I wanted to like Douglas Aarniokoski’s The Day, I really did. The stills looked awesome. The action promised to take place almost solely at an abandoned farm house, and regular readers will know that I absolutely LOVE films that use a single location effectively. The film also had a few big names in the cast and an all Canadian crew, what’s not to like? Quite a bit, it turns out. The Day is a generic post-apocalyptic film that holds its cards very close to the chest until the final scenes, at which point it is too little too late.
The film tells the story of a group of five survivors (Shawn Ashmore, Ashley Bell, Cory Hardrict, Dominic Monaghan and Shannyn Sossamon) on the run from an unknown enemy. The earth they traverse is a dead world that doesn’t even seem to be populated by small furry animals any longer, let alone other human beings. An illness of one of the survivors forces the group to take refuge in a desolate farm house for the night. Internal conflicts begin to eat at the group from the inside, while a siege of the farmhouse threatens to destroy them from the outside. Unfortunately, this interesting premise turned into an exercise in patience, as I waited for the group of survivors to die and the credits to roll.
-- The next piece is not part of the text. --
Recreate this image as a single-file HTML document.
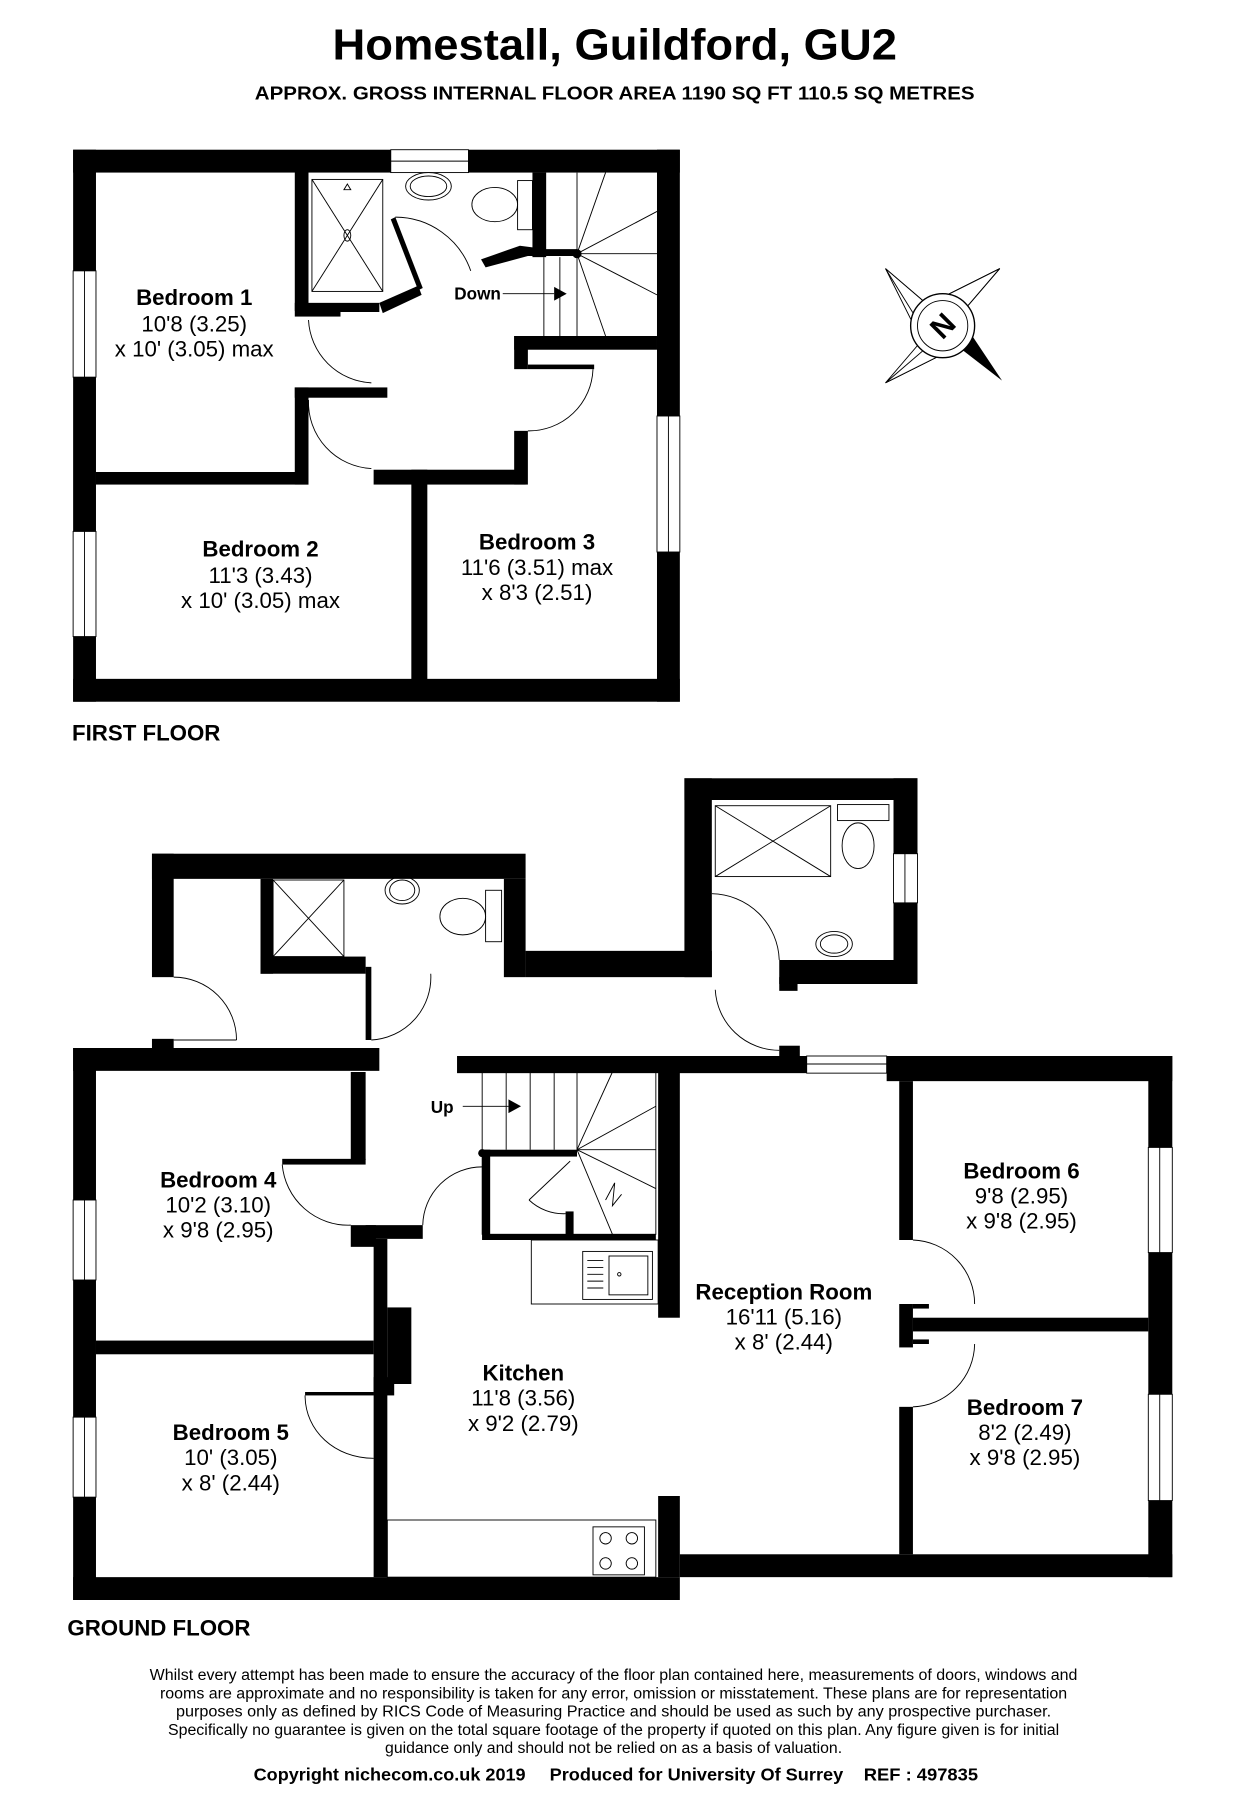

I feel bad being hard on this film because it was clearly a labour of love for some, director Aarniokoski for example, but was not taken nearly as seriously by others, Shannyn Sossamon and writer Luke Passmore in particular. The acting in The Day was inconsistent throughout the entire film. What I’m sure was supposed to be the lack of hope that comes with a post-apocalyptic world, came across as an absurd calm in the actors that was comical at times. Sossamon’s lines in particular sounded like they were from a screen test. She should have just joined the rest of the cast and crew via Skype during filming, I’m sure it would have been just as effective. However, the real culprit behind the ineffectiveness of The Day was the script.
The intriguing set up and ingenious trap at the beginning of the film are completely wasted, as the script completely falls apart when the central characters must meaningfully interact. Relationships and allegiances change at the drop of a dime, profanity is exchanged to simply fill the silence, there are an inordinate number of pointy sticks used as weapons in the film, and the token black guy delivers stereotypical lines. However, these aren’t even the most enraging aspects of the script.
Ammo conservation is a constant topic between the characters, after all, where are they going to get more? Then why o’ why do two of the main characters unload their last 4-5 shots into a group of harmless baddies that have gotten stuck in the basement of the farmhouse, when there are plenty of armed baddies still outside? Have they never played Resident Evil before? Conserve your damn ammo or you’re dead! At the same time, maybe they are aware of the importance of ammo, at least if they were it would explain why the main characters never miss a shot with their guns! One maddening scene in particular has a feverish Cory Hardrict seeing in blurry double vision, yet he still manages to pull off what seems like three head-shots in rapid succession. Add to this a cowardly lead villain that is probably afraid of his own shadow, hence his reluctance to attack the heroes himself, and you have a script that should have been lucky to be considered a first draft.
Finally, I do actually have some good things to day about The Day. The colour palette and set design of the film are appropriately bleak and manage to absorb the viewer into the deserted world. Also, the action at the finale is quite good and shows what the special effects crew and Aarniokoski are capable of. It is unfortunate that they waited until the end as it may have made the script more tolerable if these accomplished action scenes and effects were scattered throughout the film.
If you are a fan of post-apocalyptic films then you may enjoy The Day. In particular fans who vehemently defend post-apocalyptic films, while being impervious to reason and other points of view should love it. If on the other hand you merely dabble in post-apocalyptic films, like myself, then steer clear of this one and go watch Road Warrior or play Fallout 3 to get your fix.